Once you release the first version of a language compiler/interpreter, you are bound by it because people will rightly expect program to run on later versions.
It is difficult to release early, and later add features or you get into the syntactic mess that are perl5 and C++ with the addition of OO into an existing language. Less visible for the users of the langage is the problem of new features implementation. You can't graft signigicant features after the fact without redesigning the internals or being bound by them. Perl5 threads come to mind
These problems of compatibility with existing code, coherency of the language, coherency of the implementation seems to escape the mind of well-willing but misguided people like shlomi on Freshmeat.
Like every language, Perl5 is bound by decisions that were made since its inception. In fact, as a synthetic language, it integrated features from diverse Unix program in one language but it perpetuated accidents of history dating from the beginning of Unix. In a sense that was a quality because it meant that perl was easy to Unix programmers. But now it is a curse.
Perl6 is a rare occasion to start with a clean slate while benefiting from the experience accumulated thru the years. Larry said something like "let's do it right, no right now". Even when designed with extensibility in mind, early wrong choice are usually there forever. Worse, they tend to propagate to other languages.

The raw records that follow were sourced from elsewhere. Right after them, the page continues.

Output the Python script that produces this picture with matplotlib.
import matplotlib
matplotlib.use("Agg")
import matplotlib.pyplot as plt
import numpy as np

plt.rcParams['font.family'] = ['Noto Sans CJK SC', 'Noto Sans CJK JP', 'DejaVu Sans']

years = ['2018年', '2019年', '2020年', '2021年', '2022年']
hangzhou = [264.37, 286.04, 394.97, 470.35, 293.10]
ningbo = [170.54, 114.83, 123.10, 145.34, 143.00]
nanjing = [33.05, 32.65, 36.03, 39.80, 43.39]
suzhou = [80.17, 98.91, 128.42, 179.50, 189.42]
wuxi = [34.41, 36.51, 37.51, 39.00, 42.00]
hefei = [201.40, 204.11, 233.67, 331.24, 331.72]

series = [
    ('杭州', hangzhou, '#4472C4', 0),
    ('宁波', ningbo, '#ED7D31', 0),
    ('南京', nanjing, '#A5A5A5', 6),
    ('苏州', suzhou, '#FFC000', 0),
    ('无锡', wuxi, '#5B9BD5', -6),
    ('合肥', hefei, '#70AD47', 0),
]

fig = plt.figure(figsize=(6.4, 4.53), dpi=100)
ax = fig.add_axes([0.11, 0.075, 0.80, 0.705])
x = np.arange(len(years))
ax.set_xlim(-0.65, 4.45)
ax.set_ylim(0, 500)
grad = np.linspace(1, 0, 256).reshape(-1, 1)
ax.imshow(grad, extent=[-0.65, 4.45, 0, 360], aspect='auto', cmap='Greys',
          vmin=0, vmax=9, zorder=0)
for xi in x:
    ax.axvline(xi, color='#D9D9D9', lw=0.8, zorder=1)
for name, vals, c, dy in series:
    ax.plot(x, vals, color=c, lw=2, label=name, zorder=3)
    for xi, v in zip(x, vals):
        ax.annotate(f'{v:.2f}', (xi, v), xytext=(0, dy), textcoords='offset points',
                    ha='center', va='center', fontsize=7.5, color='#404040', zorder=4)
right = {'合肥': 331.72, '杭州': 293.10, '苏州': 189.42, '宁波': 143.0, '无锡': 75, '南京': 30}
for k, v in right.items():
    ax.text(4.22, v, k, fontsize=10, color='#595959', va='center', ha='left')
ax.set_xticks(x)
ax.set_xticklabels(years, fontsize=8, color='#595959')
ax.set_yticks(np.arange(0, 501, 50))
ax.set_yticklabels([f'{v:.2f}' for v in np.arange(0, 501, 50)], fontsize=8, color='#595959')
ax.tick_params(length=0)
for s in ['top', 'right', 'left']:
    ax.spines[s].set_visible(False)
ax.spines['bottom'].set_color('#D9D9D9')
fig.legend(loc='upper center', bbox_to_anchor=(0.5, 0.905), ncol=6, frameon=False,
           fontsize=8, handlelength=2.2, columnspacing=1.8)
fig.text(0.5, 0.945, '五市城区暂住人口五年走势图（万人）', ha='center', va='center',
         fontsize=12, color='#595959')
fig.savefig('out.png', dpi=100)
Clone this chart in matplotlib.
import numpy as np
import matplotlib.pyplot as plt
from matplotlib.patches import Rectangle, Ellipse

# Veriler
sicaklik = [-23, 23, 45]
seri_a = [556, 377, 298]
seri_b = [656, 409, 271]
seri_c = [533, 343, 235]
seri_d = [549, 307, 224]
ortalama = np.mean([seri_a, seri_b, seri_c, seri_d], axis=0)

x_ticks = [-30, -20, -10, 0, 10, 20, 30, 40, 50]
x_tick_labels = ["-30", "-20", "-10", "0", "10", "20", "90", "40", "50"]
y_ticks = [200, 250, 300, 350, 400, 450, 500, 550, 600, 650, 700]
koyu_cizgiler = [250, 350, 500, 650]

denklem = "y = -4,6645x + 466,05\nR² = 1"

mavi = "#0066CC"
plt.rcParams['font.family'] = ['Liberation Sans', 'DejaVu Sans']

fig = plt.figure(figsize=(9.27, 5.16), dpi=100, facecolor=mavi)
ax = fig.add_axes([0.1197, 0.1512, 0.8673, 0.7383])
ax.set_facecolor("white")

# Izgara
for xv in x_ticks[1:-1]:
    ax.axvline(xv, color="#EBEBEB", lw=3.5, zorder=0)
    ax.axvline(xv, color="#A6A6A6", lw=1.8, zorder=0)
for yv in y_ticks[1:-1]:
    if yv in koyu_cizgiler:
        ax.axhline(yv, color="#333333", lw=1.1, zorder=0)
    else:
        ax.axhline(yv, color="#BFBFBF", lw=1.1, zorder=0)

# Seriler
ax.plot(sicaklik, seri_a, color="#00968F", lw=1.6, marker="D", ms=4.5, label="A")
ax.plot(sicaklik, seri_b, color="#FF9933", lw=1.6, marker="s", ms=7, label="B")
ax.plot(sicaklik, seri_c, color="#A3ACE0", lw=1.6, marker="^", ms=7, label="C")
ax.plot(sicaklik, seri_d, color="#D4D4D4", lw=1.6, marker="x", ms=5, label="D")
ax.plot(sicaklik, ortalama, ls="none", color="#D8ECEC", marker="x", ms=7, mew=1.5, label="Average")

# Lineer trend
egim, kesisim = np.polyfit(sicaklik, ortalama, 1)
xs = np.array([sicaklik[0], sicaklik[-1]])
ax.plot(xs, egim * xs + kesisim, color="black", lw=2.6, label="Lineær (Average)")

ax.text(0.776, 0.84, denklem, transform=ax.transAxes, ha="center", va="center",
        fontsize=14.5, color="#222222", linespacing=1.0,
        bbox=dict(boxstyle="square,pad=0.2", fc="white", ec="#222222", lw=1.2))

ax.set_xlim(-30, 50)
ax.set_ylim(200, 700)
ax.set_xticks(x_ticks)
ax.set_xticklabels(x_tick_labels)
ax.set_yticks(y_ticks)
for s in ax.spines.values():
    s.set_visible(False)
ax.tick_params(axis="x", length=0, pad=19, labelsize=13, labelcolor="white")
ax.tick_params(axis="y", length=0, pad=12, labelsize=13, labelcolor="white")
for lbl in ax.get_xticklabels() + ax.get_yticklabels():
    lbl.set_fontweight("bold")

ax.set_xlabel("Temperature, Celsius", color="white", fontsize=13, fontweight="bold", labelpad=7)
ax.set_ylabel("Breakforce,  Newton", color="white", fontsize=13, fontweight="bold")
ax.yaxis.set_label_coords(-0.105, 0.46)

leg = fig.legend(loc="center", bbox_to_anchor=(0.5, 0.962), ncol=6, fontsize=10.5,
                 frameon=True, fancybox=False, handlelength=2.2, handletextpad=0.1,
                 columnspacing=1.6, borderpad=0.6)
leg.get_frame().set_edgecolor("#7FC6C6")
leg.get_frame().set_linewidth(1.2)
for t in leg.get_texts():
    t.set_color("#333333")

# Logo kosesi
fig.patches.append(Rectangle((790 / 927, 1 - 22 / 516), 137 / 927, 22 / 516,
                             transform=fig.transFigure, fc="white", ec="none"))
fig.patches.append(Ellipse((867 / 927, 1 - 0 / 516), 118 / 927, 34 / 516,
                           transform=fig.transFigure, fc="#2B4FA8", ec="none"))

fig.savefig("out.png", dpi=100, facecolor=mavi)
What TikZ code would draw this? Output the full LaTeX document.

Having read the apocalypses, synopses and exegeses, I understood how ambitious is the project. It is worth the wait. It is not fair to compare Perl6 with Python and Ruby and to say: Why should I wait because Python and Ruby are already there? Perl6 is not just a cleant-up perl5 with a few added features. It is a redesigned Perl
If you want Perl6 to be successful but are not interested in the internals, prepare to code for it so that Perl6 rapdidly gets a pool of competent people and various libraries. If you judge by the previous history of Perl and its durability, The investment in learning Perl6 will pay over the years
If you want to play with Perl6 technology, Parrot, the VM that will run Perl6, is already there and running. What is lacking are solid compilers on top of it to stress the current implementation so that its deficiencies are identified and fixed.